名古屋港で今月上旬、アフガニスタン向けのコンテナの中から、ヘロインの製造などに使われる化学物質「無水酢酸」が見つかった事件に関連し、愛知県警外事課や名古屋税関が、新たに1・4トンの無水酢酸を押収していたことが分かった。県警は25日、関税法違反(無許可輸出未遂)容疑で、パキスタン国籍で名古屋市港区甚兵衛通1、会社員ナジール・モハメド・フェイヤーズ容疑者(40)を逮捕。共犯とみられる同国籍で同僚の男(33)を指名手配する。
県警は、送り先がアフガニスタンの旧政権タリバンなど反政府武装勢力の可能性が高く、日本国内にタリバン支援のネットワークがあるとみて捜査。2つの事件が同一グループによるものかなど、関連を調べる。
逮捕容疑は、フェイヤーズ容疑者らは、無水酢酸1・4トンを無許可でアフガニスタンに輸出しようとしたとされる。中古車などを輸出する際、金属製燃料タンクに隠していた。24日に名古屋税関の輸出検査で発見され、未遂に終わった。

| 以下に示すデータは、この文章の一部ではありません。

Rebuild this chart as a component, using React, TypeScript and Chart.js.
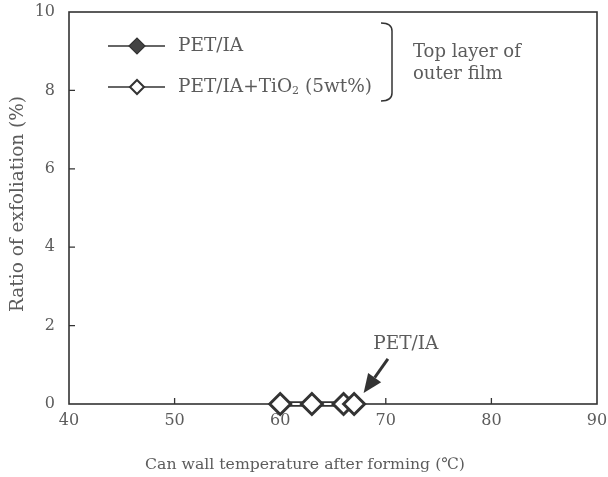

捜査関係者によると、フェイヤーズ容疑者らは愛知県弥富市にある中古車輸出会社の社員だった。同僚の男と社長はすでに出国したとみられる。
名古屋港では今月4日、船の積み荷のコンテナの中から、ポリタンクに入った無水酢酸約900キログラムが見つかった。コンテナを送ろうとしたのは、愛知県武豊町に住んでいたパキスタン国籍のハズラット・ラフマン容疑者(47)で、貿易会社を営んでいた。ラフマン容疑者や周辺の外国人は無水酢酸が見つかった後に日本から出国、県警は国際手配の手続きを進めている。
県警には昨年春ごろ、「無水酢酸を大量に購入している外国人がいる」との情報が入り、捜査していた。
無水酢酸をめぐっては昨年7月、日本から韓国経由でアフガニスタンに密輸しようとしたグループが韓国警察に摘発され、12トンが押収された。グループは日本で無水酢酸を調達したとみられる。